Este episodio de la suplantación cinematográfica de la voz de Mafalda es similar al fenómeno que García Márquez siempre consideró con temor: el de la suplantación cinematográfica de los personajes de Cien años de soledad. Como se sabe, el escritor colombiano –cuyo ascenso a la fama, a propósito, estuvo ligado también, como el de Mafalda, a la revista argentina Primera Plana– siempre rechazó las ofertas que le hicieron para adaptar al cine su gran novela, debido a que quería que los millones de lectores de esta obra mantuvieran la capacidad de imaginar a los Buendía como quisieran, “y no con la cara prestada de un actor en la pantalla”. En una nota publicada en El Espectador el domingo 18 de abril de 1982, escribió, por ejemplo: “Anthony Quinn (…) no será nunca para mí ni para mis lectores el coronel Aureliano Buendía”.
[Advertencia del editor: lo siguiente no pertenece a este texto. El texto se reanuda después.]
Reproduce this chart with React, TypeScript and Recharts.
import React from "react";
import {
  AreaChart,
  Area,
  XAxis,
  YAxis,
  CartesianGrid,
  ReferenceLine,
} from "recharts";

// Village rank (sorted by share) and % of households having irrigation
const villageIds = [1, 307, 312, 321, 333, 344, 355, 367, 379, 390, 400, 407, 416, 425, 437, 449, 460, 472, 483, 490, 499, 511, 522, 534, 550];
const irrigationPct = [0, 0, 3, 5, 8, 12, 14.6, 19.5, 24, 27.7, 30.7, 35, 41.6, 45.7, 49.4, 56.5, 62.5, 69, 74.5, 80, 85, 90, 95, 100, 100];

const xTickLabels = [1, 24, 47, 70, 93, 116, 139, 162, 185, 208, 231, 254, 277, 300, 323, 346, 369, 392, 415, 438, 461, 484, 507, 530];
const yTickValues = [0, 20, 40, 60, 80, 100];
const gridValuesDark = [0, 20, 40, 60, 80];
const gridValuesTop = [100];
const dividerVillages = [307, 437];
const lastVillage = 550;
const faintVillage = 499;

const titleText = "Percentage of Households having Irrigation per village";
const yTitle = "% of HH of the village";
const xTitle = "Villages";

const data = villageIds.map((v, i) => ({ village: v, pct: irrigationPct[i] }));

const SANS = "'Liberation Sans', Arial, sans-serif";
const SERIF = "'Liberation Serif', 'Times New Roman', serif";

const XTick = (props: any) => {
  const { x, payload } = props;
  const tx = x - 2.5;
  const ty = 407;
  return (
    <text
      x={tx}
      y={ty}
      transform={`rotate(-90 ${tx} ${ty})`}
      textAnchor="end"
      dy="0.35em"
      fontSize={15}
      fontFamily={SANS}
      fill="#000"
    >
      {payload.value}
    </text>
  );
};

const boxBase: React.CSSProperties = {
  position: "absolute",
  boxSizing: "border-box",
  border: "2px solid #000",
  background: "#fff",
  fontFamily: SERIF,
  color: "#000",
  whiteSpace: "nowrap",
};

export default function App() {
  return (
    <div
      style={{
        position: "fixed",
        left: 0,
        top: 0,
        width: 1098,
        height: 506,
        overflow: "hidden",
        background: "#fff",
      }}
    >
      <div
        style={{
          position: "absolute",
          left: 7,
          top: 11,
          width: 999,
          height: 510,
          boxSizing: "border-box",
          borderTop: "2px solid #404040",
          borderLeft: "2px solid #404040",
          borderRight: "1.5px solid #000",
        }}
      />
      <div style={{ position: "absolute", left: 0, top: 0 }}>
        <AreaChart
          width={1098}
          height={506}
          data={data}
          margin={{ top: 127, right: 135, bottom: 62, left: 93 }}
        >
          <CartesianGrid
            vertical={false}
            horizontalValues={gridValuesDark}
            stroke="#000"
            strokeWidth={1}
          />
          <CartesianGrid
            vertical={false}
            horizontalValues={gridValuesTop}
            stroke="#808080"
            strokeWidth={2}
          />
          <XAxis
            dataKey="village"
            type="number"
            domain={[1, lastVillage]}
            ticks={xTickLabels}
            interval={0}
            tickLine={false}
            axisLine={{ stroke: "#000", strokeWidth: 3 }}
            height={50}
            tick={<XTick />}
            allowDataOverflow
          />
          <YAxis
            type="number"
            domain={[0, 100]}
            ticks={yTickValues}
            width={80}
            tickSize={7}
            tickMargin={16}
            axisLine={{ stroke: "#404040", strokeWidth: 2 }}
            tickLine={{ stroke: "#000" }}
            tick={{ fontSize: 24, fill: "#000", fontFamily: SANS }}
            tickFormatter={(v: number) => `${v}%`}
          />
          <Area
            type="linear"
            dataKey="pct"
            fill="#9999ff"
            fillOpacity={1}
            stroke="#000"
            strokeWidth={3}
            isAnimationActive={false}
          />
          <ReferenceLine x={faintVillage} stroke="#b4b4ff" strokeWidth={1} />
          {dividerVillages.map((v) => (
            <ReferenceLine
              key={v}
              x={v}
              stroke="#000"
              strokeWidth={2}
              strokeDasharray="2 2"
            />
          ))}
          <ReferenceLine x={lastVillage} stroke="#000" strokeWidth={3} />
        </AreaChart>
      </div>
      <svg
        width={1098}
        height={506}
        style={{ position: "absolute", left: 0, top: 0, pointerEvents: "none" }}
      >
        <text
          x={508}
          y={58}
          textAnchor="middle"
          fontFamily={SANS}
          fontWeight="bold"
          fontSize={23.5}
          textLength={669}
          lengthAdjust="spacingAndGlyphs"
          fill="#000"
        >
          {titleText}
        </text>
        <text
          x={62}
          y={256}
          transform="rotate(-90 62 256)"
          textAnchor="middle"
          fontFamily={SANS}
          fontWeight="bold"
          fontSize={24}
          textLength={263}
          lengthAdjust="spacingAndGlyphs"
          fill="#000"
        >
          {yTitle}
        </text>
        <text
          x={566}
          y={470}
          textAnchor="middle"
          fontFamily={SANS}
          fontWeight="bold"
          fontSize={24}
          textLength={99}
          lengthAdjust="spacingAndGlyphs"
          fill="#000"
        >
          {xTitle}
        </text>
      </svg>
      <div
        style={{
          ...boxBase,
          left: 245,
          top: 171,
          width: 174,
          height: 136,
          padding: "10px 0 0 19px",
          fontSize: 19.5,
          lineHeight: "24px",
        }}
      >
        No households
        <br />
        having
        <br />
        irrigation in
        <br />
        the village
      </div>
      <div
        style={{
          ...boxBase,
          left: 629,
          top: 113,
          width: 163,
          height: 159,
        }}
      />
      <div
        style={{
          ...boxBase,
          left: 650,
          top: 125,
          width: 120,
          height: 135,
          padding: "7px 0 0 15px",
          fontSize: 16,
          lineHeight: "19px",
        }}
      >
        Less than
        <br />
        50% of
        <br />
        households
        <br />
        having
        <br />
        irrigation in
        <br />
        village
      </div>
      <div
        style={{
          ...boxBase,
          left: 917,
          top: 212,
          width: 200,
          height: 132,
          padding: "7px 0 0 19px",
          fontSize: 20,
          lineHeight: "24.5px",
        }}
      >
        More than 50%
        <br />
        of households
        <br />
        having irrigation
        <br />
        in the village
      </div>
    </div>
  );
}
Es curioso que García Márquez sólo pensara en la fisonomía de sus personajes, es decir, en su aspecto estrictamente visual. Porque hay que decir que una posible versión audiovisual de Cien años de soledad tendría como consecuencia no sólo el que les pusieran una cara prestada a sus personajes, sino también una voz prestada, lo que no sería menos fatal. Si, como ya parece un hecho inevitable, Netflix convierte la novela de García Márquez en una serie de televisión, asistiremos con seguridad a una réplica de la queja colectiva que tuvo lugar al término de aquel estreno en Buenos Aires, en 1981, de la película de Mafalda:

–¡Pero esa no es la voz de Úrsula!

–¡Ni esa es tampoco la voz del coronel Aureliano Buendía!

–¡Cómo carajos se va a enamorar Meme de Mauricio Babilonia con esa voz falsa que le pusieron al muchacho de las mariposas amarillas!